С первой задачей — этапировать их по ночной улице в НКВД, справились так: каждого приговорённого сопровождало пятеро. Один нёс фонарь. Один шёл впереди с поднятым пистолетом. Двое держали смертника под руки и ещё пистолеты в своих свободных руках. Ещё один шёл сзади, нацелясь приговорённому в спину.
Остальная милиция была расставлена равномерно, чтобы предотвратить нападение толпы.
Теперь каждый разумный человек согласится, что если бы возюкаться с открытыми судами, — НКВД никогда бы не выполнило своей великой задачи.
Вот почему открытые политические процессы в нашей стране не привились.
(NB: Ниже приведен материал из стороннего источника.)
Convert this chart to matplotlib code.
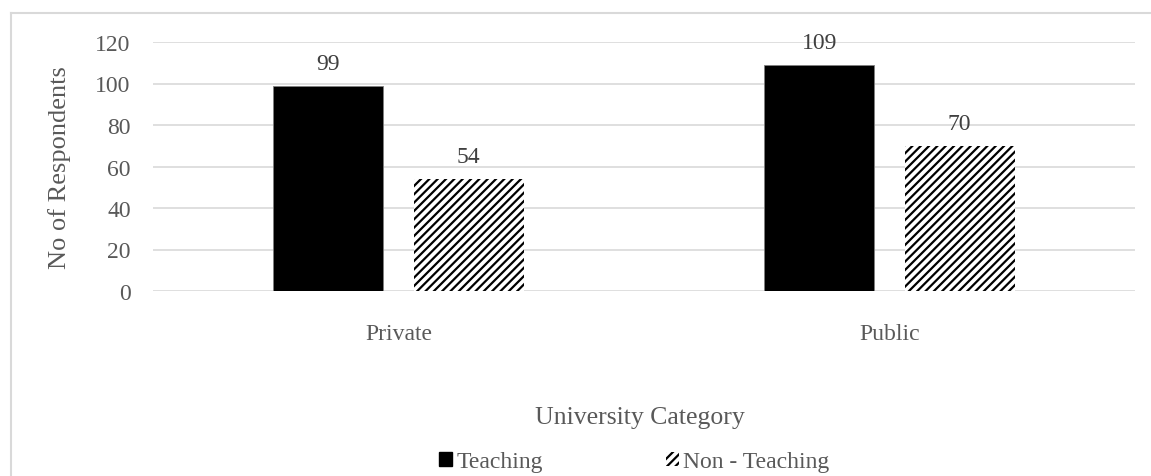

Смертная казнь в России имеет зубчатую историю. В Уложении Алексея Михайловича доходило наказание до смертной казни в 50 случаях, в воинском уставе Петра уже 200 таких артикулов. А Елизавета, не отменив смертных законов, однако и не применила их ни единожды: говорят, она при восшествии на престол дала обет никого не казнить — и все 20 лет царствования никого не казнила. Притом вела Семилетнюю войну! — и обошлась. Для середины ХVIII века, за полстолетия до якобинской рубиловки, пример удивительный. Правда, мы нашустрились всё прошлое своё высмеивать; ни поступка, ни намерения доброго мы там никогда не признаём. Так и Елизавету можно вполне очернить: заменяла она казнь — кнутовым боем, вырыванием ноздрей, клеймлением "воръ" и вечною ссылкой в Сибирь. Но молвим и в защиту императрицы: а как же было ей круче повернуть, вопреки общественным представлениям? А может и сегодняшний смертник, чтоб только солнце для него не погасло, весь этот комплекс избрал бы для себя по доброй воле, да мы по гуманности ему не предлагаем? И может в ходе этой книги ещё склонится к тому читатель, что двадцать, да даже и десять лет наших лагерей потяжеле елизаветинской казни?
По нашей теперешней терминологии, Елизавета имела тут взгляд общечеловеческий, а Екатерина II — классовый (и стало быть, более верный). Совсем уж никого не казнить ей казалось жутко, необоронённо. И для защиты себя, трона и строя, то есть, в случаях политических (Мирович, московский чумной бунт, Пугачёв) она признала казнь вполне уместной. А для уголовников, — отчего ж бы и не считать казнь отменённой?